■ Work to do
Exactly the lines from the one that contains "Write a web" to the one that contains "const fieldInches = [7.23, 10.44, 10.50, 12.29, 8.90, 15.44, 0];", both lines included, should be copied, and no others.
%%
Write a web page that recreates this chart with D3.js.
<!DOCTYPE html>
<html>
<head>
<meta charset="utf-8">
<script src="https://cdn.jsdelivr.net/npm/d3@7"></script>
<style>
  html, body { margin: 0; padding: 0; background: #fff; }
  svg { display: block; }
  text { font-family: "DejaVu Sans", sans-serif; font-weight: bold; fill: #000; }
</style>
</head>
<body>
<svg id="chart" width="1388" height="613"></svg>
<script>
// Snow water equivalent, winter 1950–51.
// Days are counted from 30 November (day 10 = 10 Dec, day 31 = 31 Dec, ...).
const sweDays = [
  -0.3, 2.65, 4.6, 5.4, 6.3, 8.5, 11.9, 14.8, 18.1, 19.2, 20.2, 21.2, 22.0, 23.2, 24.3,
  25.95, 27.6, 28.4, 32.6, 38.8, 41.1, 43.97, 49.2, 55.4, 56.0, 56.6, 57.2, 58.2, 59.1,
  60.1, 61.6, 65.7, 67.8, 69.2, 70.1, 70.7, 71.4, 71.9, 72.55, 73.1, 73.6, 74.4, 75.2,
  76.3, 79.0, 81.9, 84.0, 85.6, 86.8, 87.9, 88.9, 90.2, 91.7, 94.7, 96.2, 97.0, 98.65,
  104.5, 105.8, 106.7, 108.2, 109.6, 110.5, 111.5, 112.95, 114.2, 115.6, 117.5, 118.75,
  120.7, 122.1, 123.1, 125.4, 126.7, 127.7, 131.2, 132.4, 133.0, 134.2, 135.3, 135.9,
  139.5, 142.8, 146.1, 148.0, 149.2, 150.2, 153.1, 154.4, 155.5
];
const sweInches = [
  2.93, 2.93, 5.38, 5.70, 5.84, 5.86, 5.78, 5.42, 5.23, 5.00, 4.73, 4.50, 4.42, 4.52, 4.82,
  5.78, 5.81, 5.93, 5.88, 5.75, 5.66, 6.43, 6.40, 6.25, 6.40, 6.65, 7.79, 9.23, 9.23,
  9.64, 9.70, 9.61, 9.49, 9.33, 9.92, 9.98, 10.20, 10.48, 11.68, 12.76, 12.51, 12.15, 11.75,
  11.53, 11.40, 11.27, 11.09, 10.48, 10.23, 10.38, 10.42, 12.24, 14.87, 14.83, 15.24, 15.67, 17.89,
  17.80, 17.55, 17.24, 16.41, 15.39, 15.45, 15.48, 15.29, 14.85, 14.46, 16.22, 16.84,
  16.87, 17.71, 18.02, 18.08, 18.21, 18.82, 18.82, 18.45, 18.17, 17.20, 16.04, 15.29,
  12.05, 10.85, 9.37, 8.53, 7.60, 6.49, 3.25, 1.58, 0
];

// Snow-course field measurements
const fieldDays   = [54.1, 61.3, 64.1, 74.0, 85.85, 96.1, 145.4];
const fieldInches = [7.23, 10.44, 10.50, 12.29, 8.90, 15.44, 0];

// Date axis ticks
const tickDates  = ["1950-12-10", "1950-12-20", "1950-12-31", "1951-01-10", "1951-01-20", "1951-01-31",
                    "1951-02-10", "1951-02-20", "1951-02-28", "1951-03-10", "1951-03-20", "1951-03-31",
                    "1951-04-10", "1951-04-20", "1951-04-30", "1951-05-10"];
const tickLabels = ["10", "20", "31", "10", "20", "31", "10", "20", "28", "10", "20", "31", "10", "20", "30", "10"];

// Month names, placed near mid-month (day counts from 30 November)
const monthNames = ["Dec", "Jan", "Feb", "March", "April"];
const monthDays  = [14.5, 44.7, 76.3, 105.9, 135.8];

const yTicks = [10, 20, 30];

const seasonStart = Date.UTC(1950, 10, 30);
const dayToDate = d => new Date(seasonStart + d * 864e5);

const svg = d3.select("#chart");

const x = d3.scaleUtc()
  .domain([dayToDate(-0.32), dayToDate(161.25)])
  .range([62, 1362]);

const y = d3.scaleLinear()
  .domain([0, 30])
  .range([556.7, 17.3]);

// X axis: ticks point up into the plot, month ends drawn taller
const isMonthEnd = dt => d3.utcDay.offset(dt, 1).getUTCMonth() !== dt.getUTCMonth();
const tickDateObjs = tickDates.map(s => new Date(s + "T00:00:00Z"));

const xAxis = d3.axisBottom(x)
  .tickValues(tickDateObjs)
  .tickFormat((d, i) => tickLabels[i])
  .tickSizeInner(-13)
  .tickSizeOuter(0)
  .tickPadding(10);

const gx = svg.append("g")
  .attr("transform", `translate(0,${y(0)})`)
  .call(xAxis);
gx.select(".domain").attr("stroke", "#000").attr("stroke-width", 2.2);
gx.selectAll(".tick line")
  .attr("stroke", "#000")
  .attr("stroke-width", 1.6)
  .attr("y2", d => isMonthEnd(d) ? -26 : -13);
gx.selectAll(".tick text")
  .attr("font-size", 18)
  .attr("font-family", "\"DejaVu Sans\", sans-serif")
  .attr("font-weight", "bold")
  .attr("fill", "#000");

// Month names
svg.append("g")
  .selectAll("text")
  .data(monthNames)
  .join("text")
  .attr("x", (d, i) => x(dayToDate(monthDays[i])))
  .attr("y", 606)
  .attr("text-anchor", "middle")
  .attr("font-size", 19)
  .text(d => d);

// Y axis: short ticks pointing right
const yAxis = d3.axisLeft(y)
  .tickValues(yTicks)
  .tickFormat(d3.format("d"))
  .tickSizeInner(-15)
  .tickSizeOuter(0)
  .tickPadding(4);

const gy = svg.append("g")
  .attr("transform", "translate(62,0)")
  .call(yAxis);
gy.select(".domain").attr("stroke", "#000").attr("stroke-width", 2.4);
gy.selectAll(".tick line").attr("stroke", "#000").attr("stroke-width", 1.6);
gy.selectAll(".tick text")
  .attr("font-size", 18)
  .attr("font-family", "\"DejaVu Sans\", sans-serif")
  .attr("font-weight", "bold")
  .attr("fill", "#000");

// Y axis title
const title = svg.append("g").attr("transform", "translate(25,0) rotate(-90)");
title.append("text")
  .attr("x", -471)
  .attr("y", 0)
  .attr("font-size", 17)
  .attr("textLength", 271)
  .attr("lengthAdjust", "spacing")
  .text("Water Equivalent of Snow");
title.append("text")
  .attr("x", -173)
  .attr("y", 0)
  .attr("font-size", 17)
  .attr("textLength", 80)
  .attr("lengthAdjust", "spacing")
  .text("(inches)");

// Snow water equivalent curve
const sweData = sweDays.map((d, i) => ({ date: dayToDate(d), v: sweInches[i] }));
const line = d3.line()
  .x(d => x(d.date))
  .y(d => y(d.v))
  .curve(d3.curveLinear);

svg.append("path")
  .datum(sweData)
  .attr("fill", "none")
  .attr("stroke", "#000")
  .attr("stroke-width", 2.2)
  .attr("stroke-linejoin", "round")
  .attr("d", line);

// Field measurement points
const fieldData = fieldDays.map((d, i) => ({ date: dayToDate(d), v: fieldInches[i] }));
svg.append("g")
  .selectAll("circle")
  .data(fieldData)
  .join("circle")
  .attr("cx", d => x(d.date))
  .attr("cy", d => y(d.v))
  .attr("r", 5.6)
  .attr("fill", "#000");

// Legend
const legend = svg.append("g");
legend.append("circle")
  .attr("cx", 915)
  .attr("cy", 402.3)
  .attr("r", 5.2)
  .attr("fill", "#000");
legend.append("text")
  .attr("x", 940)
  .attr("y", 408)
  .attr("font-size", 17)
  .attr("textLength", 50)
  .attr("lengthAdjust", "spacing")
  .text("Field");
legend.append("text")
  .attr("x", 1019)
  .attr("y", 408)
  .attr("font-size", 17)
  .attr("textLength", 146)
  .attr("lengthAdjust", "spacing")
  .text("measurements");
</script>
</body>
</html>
%%
%%
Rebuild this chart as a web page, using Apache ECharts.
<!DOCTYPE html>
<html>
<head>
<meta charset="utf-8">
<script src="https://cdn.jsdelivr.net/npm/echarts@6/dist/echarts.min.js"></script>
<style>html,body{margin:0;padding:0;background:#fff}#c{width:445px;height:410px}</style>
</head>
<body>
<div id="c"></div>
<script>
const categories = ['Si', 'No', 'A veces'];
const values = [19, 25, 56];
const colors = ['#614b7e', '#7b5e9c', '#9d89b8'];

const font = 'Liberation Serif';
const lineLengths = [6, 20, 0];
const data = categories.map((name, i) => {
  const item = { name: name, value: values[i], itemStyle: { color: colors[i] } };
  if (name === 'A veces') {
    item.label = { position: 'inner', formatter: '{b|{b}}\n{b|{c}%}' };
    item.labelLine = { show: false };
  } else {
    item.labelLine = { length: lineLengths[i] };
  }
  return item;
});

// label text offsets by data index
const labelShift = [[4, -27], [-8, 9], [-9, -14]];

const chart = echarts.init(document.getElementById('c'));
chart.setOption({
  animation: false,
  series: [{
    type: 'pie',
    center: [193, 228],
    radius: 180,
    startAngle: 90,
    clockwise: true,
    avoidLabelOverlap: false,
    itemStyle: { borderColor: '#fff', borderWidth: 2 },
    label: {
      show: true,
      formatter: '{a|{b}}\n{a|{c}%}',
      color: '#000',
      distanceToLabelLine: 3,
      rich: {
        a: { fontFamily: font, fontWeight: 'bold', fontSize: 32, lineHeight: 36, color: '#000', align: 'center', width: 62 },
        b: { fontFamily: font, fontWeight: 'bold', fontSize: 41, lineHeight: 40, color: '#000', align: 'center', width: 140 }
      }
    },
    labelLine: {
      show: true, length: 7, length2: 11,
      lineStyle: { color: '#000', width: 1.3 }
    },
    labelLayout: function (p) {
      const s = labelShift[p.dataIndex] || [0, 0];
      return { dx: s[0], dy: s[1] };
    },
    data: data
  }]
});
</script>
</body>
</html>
%%
%%
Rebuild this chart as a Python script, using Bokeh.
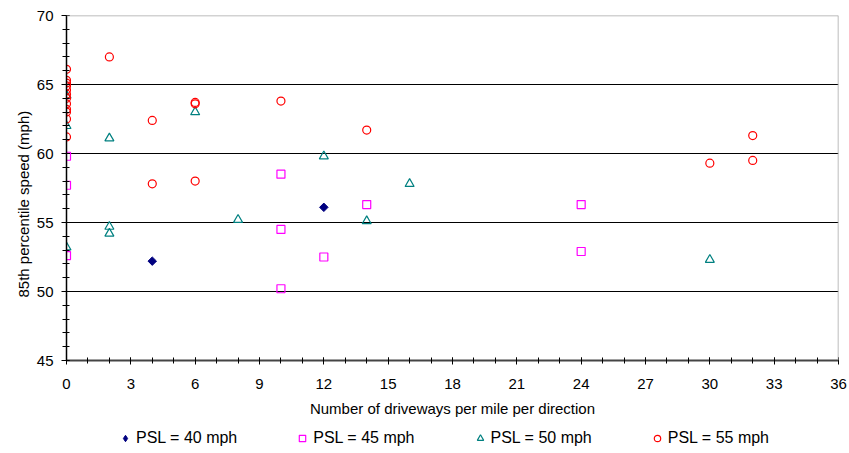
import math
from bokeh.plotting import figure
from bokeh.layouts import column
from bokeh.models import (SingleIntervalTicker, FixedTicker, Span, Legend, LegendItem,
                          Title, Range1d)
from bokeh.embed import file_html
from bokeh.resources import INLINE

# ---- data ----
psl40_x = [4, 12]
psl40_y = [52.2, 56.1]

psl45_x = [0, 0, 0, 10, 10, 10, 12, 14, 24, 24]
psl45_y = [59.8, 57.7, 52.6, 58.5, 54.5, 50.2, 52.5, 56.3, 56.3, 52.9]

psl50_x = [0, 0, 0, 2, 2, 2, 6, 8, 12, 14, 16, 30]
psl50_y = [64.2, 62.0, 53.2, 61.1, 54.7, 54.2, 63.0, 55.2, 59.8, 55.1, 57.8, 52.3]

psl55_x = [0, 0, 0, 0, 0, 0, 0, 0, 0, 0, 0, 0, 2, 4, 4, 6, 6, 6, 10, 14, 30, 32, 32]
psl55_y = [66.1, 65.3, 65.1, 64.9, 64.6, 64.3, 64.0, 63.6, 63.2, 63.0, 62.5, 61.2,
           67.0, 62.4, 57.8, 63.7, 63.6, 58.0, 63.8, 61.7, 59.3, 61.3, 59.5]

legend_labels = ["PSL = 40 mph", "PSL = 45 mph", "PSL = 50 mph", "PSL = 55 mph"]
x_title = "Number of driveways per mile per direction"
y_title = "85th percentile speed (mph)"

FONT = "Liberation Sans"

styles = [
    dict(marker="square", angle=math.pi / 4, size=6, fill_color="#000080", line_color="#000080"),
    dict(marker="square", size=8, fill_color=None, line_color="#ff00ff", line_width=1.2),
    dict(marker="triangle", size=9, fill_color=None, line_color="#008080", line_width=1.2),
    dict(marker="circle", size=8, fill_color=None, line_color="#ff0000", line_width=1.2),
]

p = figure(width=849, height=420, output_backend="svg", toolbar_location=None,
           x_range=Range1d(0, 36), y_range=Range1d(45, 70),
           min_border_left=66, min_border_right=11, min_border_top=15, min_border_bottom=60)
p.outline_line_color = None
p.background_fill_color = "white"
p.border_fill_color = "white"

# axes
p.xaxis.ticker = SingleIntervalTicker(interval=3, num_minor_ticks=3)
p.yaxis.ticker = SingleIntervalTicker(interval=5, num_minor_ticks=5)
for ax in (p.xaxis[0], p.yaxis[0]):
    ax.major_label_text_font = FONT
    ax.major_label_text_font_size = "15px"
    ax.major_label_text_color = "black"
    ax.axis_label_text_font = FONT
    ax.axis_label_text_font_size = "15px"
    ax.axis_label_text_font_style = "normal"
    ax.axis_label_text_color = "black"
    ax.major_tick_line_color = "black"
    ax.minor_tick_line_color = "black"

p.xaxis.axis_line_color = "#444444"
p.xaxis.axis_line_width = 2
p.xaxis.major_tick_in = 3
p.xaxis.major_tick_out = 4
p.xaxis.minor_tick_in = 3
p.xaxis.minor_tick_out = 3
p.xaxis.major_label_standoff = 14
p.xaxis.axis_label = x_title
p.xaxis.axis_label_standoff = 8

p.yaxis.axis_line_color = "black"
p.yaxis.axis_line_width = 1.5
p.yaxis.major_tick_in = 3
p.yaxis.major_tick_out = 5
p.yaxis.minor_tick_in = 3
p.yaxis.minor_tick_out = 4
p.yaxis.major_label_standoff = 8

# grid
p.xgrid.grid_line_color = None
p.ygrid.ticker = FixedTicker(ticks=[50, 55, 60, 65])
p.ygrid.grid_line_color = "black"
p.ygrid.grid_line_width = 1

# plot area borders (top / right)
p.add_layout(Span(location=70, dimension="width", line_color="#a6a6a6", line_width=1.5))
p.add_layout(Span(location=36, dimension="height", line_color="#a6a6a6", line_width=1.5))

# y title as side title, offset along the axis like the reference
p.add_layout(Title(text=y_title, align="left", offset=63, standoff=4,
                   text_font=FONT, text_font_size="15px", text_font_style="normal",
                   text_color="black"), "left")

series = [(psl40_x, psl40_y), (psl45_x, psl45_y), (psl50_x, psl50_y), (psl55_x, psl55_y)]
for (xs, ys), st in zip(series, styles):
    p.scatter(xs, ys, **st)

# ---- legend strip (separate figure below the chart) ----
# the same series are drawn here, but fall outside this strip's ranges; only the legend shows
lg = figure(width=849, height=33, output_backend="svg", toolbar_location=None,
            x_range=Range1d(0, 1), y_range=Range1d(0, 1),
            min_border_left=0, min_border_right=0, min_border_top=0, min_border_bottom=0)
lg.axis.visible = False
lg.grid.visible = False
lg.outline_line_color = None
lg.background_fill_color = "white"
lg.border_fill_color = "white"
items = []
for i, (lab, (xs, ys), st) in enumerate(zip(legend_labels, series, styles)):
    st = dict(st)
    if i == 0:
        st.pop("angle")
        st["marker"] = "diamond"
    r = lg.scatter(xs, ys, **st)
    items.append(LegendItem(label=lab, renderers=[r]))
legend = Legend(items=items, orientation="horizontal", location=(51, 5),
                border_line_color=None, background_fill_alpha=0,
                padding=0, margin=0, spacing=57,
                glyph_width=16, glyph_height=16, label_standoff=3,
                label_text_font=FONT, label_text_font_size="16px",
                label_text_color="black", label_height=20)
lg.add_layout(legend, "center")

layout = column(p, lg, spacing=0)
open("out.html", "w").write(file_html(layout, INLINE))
%%
■ Written reply
Write a web page that recreates this chart with D3.js.
<!DOCTYPE html>
<html>
<head>
<meta charset="utf-8">
<script src="https://cdn.jsdelivr.net/npm/d3@7"></script>
<style>
  html, body { margin: 0; padding: 0; background: #fff; }
  svg { display: block; }
  text { font-family: "DejaVu Sans", sans-serif; font-weight: bold; fill: #000; }
</style>
</head>
<body>
<svg id="chart" width="1388" height="613"></svg>
<script>
// Snow water equivalent, winter 1950–51.
// Days are counted from 30 November (day 10 = 10 Dec, day 31 = 31 Dec, ...).
const sweDays = [
  -0.3, 2.65, 4.6, 5.4, 6.3, 8.5, 11.9, 14.8, 18.1, 19.2, 20.2, 21.2, 22.0, 23.2, 24.3,
  25.95, 27.6, 28.4, 32.6, 38.8, 41.1, 43.97, 49.2, 55.4, 56.0, 56.6, 57.2, 58.2, 59.1,
  60.1, 61.6, 65.7, 67.8, 69.2, 70.1, 70.7, 71.4, 71.9, 72.55, 73.1, 73.6, 74.4, 75.2,
  76.3, 79.0, 81.9, 84.0, 85.6, 86.8, 87.9, 88.9, 90.2, 91.7, 94.7, 96.2, 97.0, 98.65,
  104.5, 105.8, 106.7, 108.2, 109.6, 110.5, 111.5, 112.95, 114.2, 115.6, 117.5, 118.75,
  120.7, 122.1, 123.1, 125.4, 126.7, 127.7, 131.2, 132.4, 133.0, 134.2, 135.3, 135.9,
  139.5, 142.8, 146.1, 148.0, 149.2, 150.2, 153.1, 154.4, 155.5
];
const sweInches = [
  2.93, 2.93, 5.38, 5.70, 5.84, 5.86, 5.78, 5.42, 5.23, 5.00, 4.73, 4.50, 4.42, 4.52, 4.82,
  5.78, 5.81, 5.93, 5.88, 5.75, 5.66, 6.43, 6.40, 6.25, 6.40, 6.65, 7.79, 9.23, 9.23,
  9.64, 9.70, 9.61, 9.49, 9.33, 9.92, 9.98, 10.20, 10.48, 11.68, 12.76, 12.51, 12.15, 11.75,
  11.53, 11.40, 11.27, 11.09, 10.48, 10.23, 10.38, 10.42, 12.24, 14.87, 14.83, 15.24, 15.67, 17.89,
  17.80, 17.55, 17.24, 16.41, 15.39, 15.45, 15.48, 15.29, 14.85, 14.46, 16.22, 16.84,
  16.87, 17.71, 18.02, 18.08, 18.21, 18.82, 18.82, 18.45, 18.17, 17.20, 16.04, 15.29,
  12.05, 10.85, 9.37, 8.53, 7.60, 6.49, 3.25, 1.58, 0
];

// Snow-course field measurements
const fieldDays   = [54.1, 61.3, 64.1, 74.0, 85.85, 96.1, 145.4];
const fieldInches = [7.23, 10.44, 10.50, 12.29, 8.90, 15.44, 0];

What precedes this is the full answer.